**WRITTEN PROBLEM:**
Go through the material and pull out every line with the string "this" in it.
====== INPUT MATERIAL ======
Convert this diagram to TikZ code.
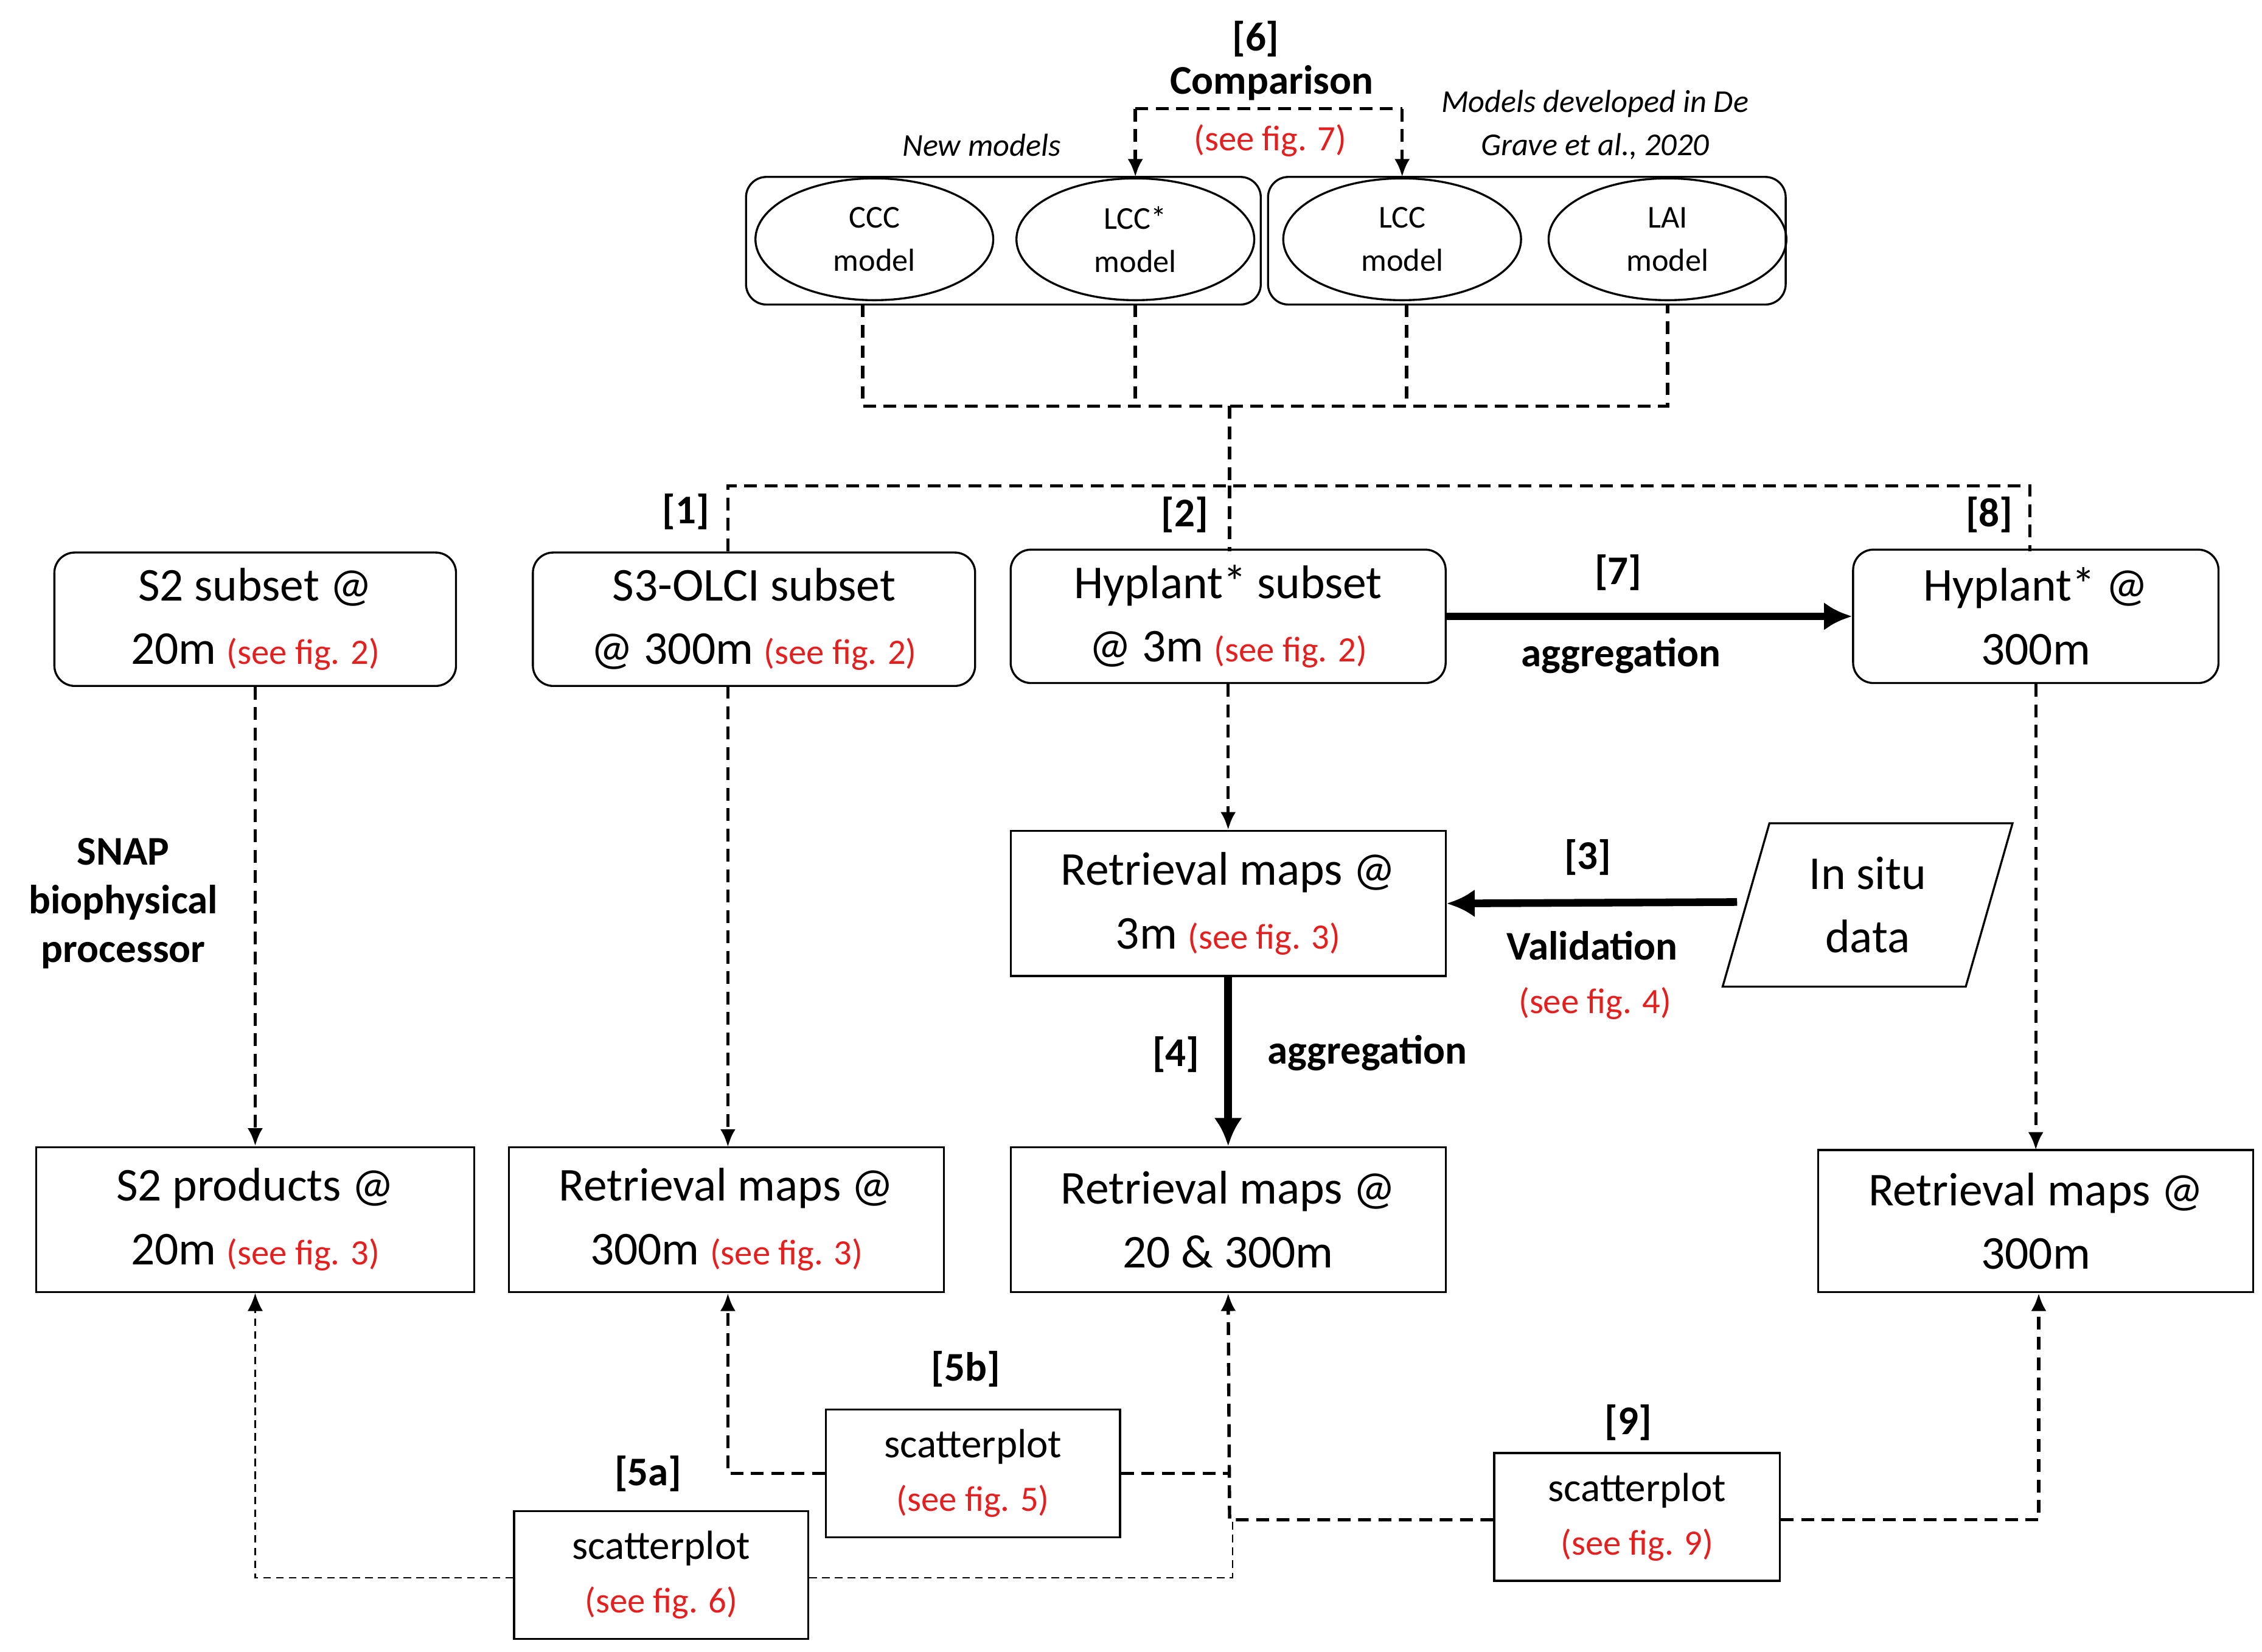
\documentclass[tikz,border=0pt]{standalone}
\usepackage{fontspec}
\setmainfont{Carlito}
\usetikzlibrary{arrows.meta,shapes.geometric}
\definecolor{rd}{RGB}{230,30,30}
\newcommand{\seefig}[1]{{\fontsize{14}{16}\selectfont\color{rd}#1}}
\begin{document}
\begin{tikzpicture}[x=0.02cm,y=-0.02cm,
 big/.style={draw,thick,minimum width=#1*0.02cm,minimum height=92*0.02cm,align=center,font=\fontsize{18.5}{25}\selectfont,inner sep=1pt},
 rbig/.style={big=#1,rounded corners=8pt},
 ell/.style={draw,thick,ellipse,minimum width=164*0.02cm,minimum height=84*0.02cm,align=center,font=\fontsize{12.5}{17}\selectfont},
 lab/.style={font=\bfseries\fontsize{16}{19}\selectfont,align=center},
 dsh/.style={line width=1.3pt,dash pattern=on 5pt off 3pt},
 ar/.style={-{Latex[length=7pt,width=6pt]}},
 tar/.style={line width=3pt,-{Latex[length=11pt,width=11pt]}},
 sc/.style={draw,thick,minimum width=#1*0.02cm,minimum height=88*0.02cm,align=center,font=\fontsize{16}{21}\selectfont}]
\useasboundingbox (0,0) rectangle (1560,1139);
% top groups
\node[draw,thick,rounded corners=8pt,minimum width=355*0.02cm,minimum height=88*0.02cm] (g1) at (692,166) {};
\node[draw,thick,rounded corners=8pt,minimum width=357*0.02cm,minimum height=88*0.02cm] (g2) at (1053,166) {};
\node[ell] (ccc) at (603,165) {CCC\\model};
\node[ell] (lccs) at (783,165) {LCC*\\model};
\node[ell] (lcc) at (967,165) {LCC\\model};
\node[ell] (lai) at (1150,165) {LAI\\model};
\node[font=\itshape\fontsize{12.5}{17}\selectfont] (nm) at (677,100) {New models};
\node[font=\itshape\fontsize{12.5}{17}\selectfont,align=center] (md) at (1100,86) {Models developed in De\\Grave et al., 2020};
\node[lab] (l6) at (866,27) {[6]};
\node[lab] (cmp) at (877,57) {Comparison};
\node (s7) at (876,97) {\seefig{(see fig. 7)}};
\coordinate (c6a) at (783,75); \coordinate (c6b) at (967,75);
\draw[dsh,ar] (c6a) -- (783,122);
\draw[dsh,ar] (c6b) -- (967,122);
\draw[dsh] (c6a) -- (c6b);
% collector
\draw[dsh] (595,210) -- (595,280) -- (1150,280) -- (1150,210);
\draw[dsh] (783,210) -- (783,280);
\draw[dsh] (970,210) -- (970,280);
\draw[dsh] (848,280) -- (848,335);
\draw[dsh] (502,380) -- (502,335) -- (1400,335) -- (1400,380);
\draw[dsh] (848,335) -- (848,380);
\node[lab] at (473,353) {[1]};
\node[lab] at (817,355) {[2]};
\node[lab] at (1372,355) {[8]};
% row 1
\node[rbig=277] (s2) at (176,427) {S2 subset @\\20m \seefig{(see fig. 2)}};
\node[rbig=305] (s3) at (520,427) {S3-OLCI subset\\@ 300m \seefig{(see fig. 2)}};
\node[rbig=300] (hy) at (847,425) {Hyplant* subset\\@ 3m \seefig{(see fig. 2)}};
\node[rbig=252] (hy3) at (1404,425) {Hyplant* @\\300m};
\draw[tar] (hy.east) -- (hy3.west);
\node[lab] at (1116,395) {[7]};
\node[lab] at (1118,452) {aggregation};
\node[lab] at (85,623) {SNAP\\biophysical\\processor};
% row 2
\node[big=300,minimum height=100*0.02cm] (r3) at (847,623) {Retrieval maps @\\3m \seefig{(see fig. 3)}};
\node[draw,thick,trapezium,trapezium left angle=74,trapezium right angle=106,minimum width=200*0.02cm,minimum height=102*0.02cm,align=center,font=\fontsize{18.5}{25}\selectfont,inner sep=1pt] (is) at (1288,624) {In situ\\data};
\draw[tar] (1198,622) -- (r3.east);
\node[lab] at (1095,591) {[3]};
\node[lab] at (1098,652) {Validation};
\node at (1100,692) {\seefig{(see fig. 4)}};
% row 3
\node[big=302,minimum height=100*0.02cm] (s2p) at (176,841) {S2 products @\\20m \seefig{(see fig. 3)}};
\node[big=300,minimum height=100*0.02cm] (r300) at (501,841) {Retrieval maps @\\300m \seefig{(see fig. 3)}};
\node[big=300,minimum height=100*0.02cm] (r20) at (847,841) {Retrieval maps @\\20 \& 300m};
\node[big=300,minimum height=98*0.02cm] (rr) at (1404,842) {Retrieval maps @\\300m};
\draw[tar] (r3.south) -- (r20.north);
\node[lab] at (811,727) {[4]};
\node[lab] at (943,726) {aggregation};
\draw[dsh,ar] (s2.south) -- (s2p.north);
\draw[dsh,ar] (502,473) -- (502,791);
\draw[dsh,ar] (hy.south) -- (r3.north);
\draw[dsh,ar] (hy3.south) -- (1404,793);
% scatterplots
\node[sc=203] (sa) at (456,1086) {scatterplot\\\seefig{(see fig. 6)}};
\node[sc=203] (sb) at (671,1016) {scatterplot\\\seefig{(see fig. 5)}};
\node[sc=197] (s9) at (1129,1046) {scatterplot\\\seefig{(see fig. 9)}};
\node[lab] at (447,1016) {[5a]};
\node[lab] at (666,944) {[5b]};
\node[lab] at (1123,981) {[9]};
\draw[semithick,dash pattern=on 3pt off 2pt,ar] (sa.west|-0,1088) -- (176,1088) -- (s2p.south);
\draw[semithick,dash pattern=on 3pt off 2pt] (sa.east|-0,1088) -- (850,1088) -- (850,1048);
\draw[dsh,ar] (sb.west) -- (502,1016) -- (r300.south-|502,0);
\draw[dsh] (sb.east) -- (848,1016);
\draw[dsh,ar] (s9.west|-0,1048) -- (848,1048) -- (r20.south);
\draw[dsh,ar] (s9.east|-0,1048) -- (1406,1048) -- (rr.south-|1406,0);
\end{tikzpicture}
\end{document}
======
====== INPUT MATERIAL ======
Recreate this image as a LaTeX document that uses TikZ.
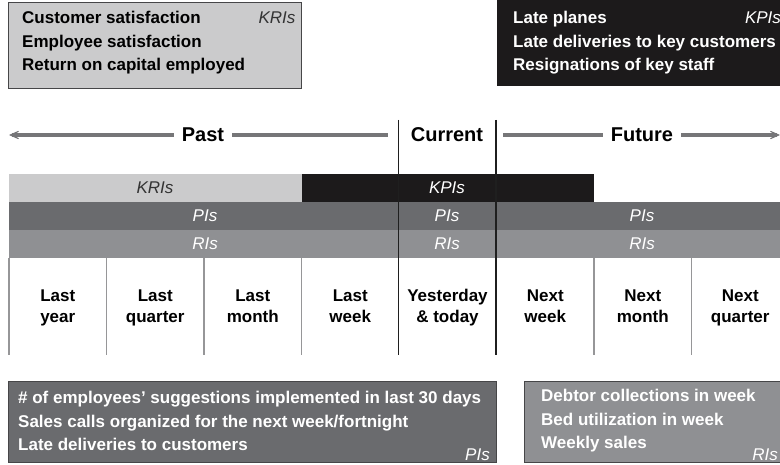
======
====== INPUT MATERIAL ======
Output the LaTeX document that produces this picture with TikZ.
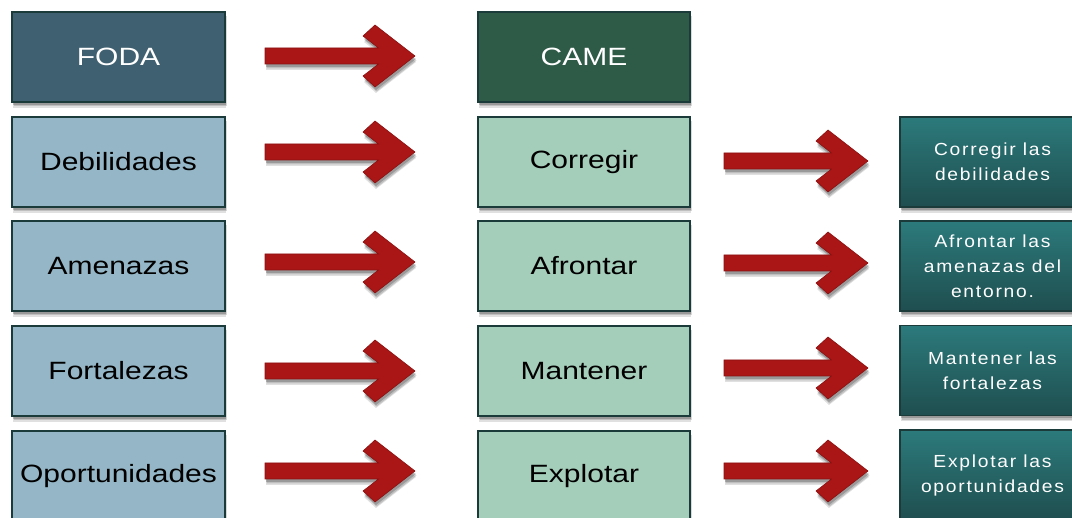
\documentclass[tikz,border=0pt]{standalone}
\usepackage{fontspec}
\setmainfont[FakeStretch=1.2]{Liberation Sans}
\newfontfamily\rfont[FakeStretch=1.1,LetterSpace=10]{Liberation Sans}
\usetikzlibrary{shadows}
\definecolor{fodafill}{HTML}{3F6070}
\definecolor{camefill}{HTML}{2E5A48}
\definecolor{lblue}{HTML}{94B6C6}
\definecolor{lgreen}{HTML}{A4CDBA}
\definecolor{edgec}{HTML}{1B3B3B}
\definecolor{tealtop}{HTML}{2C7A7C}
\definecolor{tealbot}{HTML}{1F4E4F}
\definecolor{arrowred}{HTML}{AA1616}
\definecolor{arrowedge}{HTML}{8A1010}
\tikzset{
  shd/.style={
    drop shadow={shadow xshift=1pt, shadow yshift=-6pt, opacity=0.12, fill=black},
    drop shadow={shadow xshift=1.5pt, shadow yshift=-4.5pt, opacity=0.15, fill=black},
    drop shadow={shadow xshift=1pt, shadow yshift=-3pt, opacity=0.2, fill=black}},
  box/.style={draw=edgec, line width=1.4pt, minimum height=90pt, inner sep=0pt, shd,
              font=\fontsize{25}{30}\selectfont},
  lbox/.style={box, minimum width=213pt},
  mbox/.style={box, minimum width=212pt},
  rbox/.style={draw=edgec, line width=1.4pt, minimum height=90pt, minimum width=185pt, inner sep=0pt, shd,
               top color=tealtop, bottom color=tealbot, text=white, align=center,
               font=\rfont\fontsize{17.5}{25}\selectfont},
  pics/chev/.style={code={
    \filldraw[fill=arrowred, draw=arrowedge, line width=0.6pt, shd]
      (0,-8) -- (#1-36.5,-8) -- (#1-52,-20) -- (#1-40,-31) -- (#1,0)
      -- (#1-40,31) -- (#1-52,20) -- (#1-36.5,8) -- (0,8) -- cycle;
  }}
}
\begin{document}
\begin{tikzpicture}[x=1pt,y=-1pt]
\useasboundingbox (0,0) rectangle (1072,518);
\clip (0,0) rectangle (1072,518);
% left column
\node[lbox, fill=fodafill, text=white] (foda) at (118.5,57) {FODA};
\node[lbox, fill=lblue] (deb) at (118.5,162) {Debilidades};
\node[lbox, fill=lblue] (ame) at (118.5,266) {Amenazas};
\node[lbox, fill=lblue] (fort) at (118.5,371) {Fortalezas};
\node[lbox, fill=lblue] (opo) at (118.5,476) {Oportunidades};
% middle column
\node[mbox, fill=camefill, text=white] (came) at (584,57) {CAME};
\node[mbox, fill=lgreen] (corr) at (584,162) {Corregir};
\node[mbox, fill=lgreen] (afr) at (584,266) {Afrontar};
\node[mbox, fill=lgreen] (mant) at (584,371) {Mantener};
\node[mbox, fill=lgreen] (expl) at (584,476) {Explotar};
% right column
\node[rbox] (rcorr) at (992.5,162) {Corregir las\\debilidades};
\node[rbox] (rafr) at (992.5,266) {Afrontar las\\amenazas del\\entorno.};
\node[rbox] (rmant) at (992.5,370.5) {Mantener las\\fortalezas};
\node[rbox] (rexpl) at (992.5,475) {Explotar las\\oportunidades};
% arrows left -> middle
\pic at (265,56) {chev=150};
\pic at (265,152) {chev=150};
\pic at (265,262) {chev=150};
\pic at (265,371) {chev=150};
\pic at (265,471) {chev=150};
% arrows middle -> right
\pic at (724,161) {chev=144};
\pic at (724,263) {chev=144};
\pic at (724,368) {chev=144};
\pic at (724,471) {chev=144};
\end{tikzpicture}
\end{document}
======
**OUTPUT OF THE EXERCISE:**
Convert this diagram to TikZ code.
Recreate this image as a LaTeX document that uses TikZ.
Output the LaTeX document that produces this picture with TikZ.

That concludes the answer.